- INSTRUCTIONS TO FOLLOW: Extract each line of the material that follows exactly and omit its pictures.
— Start of DATASET SECTION —
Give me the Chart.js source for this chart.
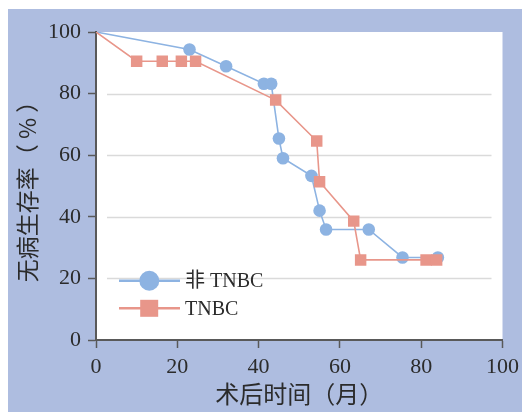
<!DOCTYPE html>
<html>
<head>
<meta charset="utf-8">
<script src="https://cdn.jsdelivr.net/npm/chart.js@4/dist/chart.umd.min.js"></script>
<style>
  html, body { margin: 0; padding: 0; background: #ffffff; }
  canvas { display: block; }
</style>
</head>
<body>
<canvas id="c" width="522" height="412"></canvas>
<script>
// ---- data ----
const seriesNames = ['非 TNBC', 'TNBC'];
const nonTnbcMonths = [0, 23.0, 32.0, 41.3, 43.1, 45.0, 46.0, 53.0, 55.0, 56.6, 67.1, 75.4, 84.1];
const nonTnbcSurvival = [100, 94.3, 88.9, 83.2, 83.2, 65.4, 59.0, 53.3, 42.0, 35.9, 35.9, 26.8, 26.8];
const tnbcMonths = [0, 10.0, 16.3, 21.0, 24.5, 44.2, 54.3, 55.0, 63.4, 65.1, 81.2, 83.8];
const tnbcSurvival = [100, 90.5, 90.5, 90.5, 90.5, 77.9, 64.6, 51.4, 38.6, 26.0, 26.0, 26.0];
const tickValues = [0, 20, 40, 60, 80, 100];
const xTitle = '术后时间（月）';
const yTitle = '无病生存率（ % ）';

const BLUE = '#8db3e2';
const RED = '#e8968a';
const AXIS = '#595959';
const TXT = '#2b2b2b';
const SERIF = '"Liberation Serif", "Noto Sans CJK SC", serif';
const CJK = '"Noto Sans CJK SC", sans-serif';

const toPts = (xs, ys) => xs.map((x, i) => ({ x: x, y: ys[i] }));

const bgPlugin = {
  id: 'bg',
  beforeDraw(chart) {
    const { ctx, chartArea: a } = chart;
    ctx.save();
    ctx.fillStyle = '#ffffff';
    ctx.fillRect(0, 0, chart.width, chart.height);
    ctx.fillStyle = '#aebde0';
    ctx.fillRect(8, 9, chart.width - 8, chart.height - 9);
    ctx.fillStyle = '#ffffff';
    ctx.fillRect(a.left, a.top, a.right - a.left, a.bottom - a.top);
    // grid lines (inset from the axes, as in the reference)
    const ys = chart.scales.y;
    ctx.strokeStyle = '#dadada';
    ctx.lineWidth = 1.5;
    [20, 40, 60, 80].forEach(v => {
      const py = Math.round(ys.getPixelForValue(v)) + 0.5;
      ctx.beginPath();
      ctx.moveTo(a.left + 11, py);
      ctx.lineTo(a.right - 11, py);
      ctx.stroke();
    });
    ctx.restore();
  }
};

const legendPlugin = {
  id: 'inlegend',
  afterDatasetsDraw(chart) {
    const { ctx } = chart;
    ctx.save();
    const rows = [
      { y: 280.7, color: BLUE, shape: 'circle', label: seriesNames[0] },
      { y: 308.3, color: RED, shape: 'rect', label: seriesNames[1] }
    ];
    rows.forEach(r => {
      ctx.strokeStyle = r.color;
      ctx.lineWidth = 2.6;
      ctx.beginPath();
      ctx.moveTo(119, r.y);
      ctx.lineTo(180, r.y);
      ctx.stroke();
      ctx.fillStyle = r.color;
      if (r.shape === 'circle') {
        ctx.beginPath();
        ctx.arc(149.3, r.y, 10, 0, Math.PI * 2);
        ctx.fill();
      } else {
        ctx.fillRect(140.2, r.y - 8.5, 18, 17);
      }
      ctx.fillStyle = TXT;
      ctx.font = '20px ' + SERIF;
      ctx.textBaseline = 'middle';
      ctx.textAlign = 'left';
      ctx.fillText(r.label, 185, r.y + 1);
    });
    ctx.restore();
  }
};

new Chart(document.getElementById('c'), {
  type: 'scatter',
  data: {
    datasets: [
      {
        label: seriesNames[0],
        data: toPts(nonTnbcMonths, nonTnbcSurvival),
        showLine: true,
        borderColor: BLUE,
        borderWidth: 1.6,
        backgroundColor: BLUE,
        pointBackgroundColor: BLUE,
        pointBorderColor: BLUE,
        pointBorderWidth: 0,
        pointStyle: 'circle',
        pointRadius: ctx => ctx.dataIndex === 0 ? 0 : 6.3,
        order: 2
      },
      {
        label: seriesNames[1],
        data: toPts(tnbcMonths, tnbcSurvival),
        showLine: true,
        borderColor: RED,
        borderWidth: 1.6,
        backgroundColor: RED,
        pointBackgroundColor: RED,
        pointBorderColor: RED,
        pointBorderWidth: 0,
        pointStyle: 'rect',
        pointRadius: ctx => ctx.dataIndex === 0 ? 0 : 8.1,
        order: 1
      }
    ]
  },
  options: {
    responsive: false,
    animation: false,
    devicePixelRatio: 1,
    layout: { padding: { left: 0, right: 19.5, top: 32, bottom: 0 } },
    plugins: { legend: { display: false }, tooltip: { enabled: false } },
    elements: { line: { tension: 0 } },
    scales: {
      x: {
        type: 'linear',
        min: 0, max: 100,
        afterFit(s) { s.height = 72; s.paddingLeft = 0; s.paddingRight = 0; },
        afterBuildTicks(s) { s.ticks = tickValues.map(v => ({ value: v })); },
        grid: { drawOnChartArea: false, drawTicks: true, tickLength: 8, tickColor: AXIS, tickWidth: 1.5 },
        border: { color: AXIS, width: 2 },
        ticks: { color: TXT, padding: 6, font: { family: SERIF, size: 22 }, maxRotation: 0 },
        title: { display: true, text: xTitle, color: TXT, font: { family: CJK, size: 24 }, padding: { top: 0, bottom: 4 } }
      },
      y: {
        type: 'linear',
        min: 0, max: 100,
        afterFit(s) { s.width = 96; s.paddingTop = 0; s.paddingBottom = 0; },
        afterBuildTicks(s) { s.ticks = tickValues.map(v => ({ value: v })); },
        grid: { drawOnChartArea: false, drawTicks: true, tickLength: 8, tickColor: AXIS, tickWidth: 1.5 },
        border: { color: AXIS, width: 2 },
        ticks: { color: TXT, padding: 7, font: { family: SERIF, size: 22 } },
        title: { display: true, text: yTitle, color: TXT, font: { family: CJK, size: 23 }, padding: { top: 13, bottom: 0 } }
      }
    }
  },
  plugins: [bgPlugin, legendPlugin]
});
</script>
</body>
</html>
— End of DATASET SECTION —
- RESPONSE FOR THIS EXERCISE:
Give me the Chart.js source for this chart.
<!DOCTYPE html>
<html>
<head>
<meta charset="utf-8">
<script src="https://cdn.jsdelivr.net/npm/chart.js@4/dist/chart.umd.min.js"></script>
<style>
  html, body { margin: 0; padding: 0; background: #ffffff; }
  canvas { display: block; }
</style>
</head>
<body>
<canvas id="c" width="522" height="412"></canvas>
<script>
// ---- data ----
const seriesNames = ['非 TNBC', 'TNBC'];
const nonTnbcMonths = [0, 23.0, 32.0, 41.3, 43.1, 45.0, 46.0, 53.0, 55.0, 56.6, 67.1, 75.4, 84.1];
const nonTnbcSurvival = [100, 94.3, 88.9, 83.2, 83.2, 65.4, 59.0, 53.3, 42.0, 35.9, 35.9, 26.8, 26.8];
const tnbcMonths = [0, 10.0, 16.3, 21.0, 24.5, 44.2, 54.3, 55.0, 63.4, 65.1, 81.2, 83.8];
const tnbcSurvival = [100, 90.5, 90.5, 90.5, 90.5, 77.9, 64.6, 51.4, 38.6, 26.0, 26.0, 26.0];
const tickValues = [0, 20, 40, 60, 80, 100];
const xTitle = '术后时间（月）';
const yTitle = '无病生存率（ % ）';

const BLUE = '#8db3e2';
const RED = '#e8968a';
const AXIS = '#595959';
const TXT = '#2b2b2b';
const SERIF = '"Liberation Serif", "Noto Sans CJK SC", serif';
const CJK = '"Noto Sans CJK SC", sans-serif';

const toPts = (xs, ys) => xs.map((x, i) => ({ x: x, y: ys[i] }));

const bgPlugin = {
  id: 'bg',
  beforeDraw(chart) {
    const { ctx, chartArea: a } = chart;
    ctx.save();
    ctx.fillStyle = '#ffffff';
    ctx.fillRect(0, 0, chart.width, chart.height);
    ctx.fillStyle = '#aebde0';
    ctx.fillRect(8, 9, chart.width - 8, chart.height - 9);
    ctx.fillStyle = '#ffffff';
    ctx.fillRect(a.left, a.top, a.right - a.left, a.bottom - a.top);
    // grid lines (inset from the axes, as in the reference)
    const ys = chart.scales.y;
    ctx.strokeStyle = '#dadada';
    ctx.lineWidth = 1.5;
    [20, 40, 60, 80].forEach(v => {
      const py = Math.round(ys.getPixelForValue(v)) + 0.5;
      ctx.beginPath();
      ctx.moveTo(a.left + 11, py);
      ctx.lineTo(a.right - 11, py);
      ctx.stroke();
    });
    ctx.restore();
  }
};

const legendPlugin = {
  id: 'inlegend',
  afterDatasetsDraw(chart) {
    const { ctx } = chart;
    ctx.save();
    const rows = [
      { y: 280.7, color: BLUE, shape: 'circle', label: seriesNames[0] },
      { y: 308.3, color: RED, shape: 'rect', label: seriesNames[1] }
    ];
    rows.forEach(r => {
      ctx.strokeStyle = r.color;
      ctx.lineWidth = 2.6;
      ctx.beginPath();
      ctx.moveTo(119, r.y);
      ctx.lineTo(180, r.y);
      ctx.stroke();
      ctx.fillStyle = r.color;
      if (r.shape === 'circle') {
        ctx.beginPath();
        ctx.arc(149.3, r.y, 10, 0, Math.PI * 2);
        ctx.fill();
      } else {
        ctx.fillRect(140.2, r.y - 8.5, 18, 17);
      }
      ctx.fillStyle = TXT;
      ctx.font = '20px ' + SERIF;
      ctx.textBaseline = 'middle';
      ctx.textAlign = 'left';
      ctx.fillText(r.label, 185, r.y + 1);
    });
    ctx.restore();
  }
};

new Chart(document.getElementById('c'), {
  type: 'scatter',
  data: {
    datasets: [
      {
        label: seriesNames[0],
        data: toPts(nonTnbcMonths, nonTnbcSurvival),
        showLine: true,
        borderColor: BLUE,
        borderWidth: 1.6,
        backgroundColor: BLUE,
        pointBackgroundColor: BLUE,
        pointBorderColor: BLUE,
        pointBorderWidth: 0,
        pointStyle: 'circle',
        pointRadius: ctx => ctx.dataIndex === 0 ? 0 : 6.3,
        order: 2
      },
      {
        label: seriesNames[1],
        data: toPts(tnbcMonths, tnbcSurvival),
        showLine: true,
        borderColor: RED,
        borderWidth: 1.6,
        backgroundColor: RED,
        pointBackgroundColor: RED,
        pointBorderColor: RED,
        pointBorderWidth: 0,
        pointStyle: 'rect',
        pointRadius: ctx => ctx.dataIndex === 0 ? 0 : 8.1,
        order: 1
      }
    ]
  },
  options: {
    responsive: false,
    animation: false,
    devicePixelRatio: 1,
    layout: { padding: { left: 0, right: 19.5, top: 32, bottom: 0 } },
    plugins: { legend: { display: false }, tooltip: { enabled: false } },
    elements: { line: { tension: 0 } },
    scales: {
      x: {
        type: 'linear',
        min: 0, max: 100,
        afterFit(s) { s.height = 72; s.paddingLeft = 0; s.paddingRight = 0; },
        afterBuildTicks(s) { s.ticks = tickValues.map(v => ({ value: v })); },
        grid: { drawOnChartArea: false, drawTicks: true, tickLength: 8, tickColor: AXIS, tickWidth: 1.5 },
        border: { color: AXIS, width: 2 },
        ticks: { color: TXT, padding: 6, font: { family: SERIF, size: 22 }, maxRotation: 0 },
        title: { display: true, text: xTitle, color: TXT, font: { family: CJK, size: 24 }, padding: { top: 0, bottom: 4 } }
      },
      y: {
        type: 'linear',
        min: 0, max: 100,
        afterFit(s) { s.width = 96; s.paddingTop = 0; s.paddingBottom = 0; },
        afterBuildTicks(s) { s.ticks = tickValues.map(v => ({ value: v })); },
        grid: { drawOnChartArea: false, drawTicks: true, tickLength: 8, tickColor: AXIS, tickWidth: 1.5 },
        border: { color: AXIS, width: 2 },
        ticks: { color: TXT, padding: 7, font: { family: SERIF, size: 22 } },
        title: { display: true, text: yTitle, color: TXT, font: { family: CJK, size: 23 }, padding: { top: 13, bottom: 0 } }
      }
    }
  },
  plugins: [bgPlugin, legendPlugin]
});
</script>
</body>
</html>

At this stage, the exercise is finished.